Disclaimer
This edited version has been archived due to the length of time since original publication. It should not be regarded as indicative of the ATO's current views. The law may have changed since original publication, and views in the edited version may also be affected by subsequent precedents and new approaches to the application of the law.

You cannot rely on this record in your tax affairs. It is not binding and provides you with no protection (including from any underpaid tax, penalty or interest). In addition, this record is not an authority for the purposes of establishing a reasonably arguable position for you to apply to your own circumstances. For more information on the status of edited versions of private advice and reasons we publish them, see PS LA 2008/4.

Edited version of your private ruling

Authorisation Number: 1011988455617

This edited version of your ruling will be published in the public register of private binding rulings after 28 days from the issue date of the ruling. The attached private rulings fact sheet has more information.

Please check this edited version to be sure that there are no details remaining that you think may allow you to be identified. If you have any concerns about this ruling you wish to discuss, you will find our contact details in the fact sheet.

Ruling

Subject: Interest income

Question 1

Does interest derived from a deposit account form part of your assessable income when the original deposit was obtained from the settlement of a legal action?

Answer

Yes

Question 2

Will you be required to lodge an income tax return?

Answer

Yes

This ruling applies for the following periods:

Year ended 30 June 2012

Year ended 30 June 2013

Year ended 30 June 2014

The scheme commenced on:

1 July 2011

Relevant facts and circumstances

You are the full time carer for your child and have been receiving a carer payment for a number of years. This payment is exempt from income tax.

You received a lump sum representing past and future child support from the paying parent as a result of a court decision

After deduction of legal fees and by adding other savings you have placed a sum in various bank accounts from which you expect to derive in excess of $6,000 per year in interest at the current rates.

Relevant legislative provisions

Income Tax Assessment Act 1936 - section 161

Income Tax Assessment Act 1997 - section 6-5.

Reasons for decision

Question 1

Section 6-5 of the Income Tax Assessment Act 1997 provides that the assessable income for an Australian resident includes income according to ordinary concepts. Interest income is income according to ordinary concepts.

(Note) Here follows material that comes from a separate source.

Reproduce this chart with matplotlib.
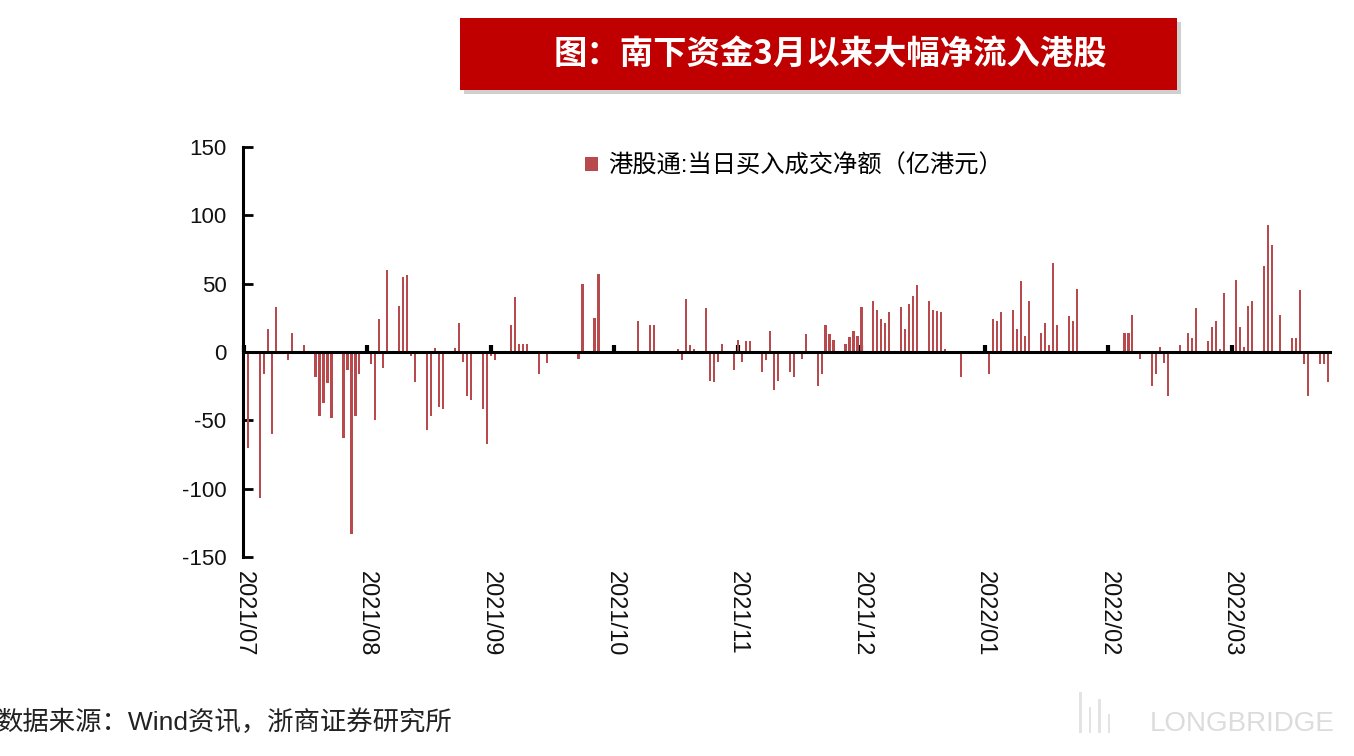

There is no provision in income tax law that permits the Commissioner to vary or waive the assessment of interest income or to treat such interest as exempt income.

Therefore the interest derived will form part of your assessable income.

Question 2

The requirement to lodge tax returns is provided by section 161 of the Income Tax Assessment Act 1936 (ITAA 1936). Subsection 161(1) of ITAA 1936 states that every person must lodge a tax return for a given financial year, if required by the Commissioner by notice in the Gazette.

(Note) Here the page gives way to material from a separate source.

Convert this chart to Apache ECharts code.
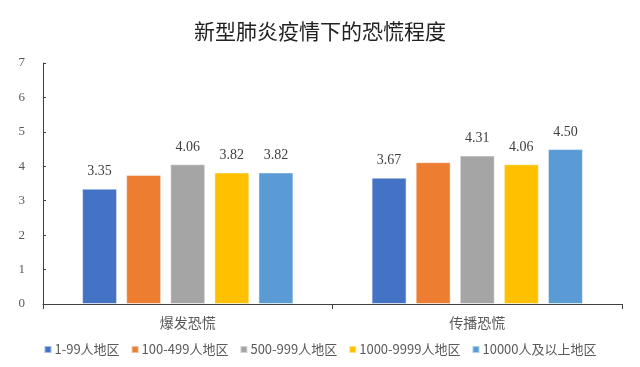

This notice contains the Commissioner's Legislative Instrument and Explanatory Statement for lodgment of tax returns. The instrument states that every person, not being a full self-assessment taxpayer (such as a company), who was an Australian resident for the whole of the financial year, must lodge an income tax return if their taxable income exceeded $6,000 for the financial year.

Your taxable income, based on the figures you have provided, will exceed $6,000 consisting entirely of interest. As such you will be required to lodge an income tax return because your taxable income will exceed the tax free threshold.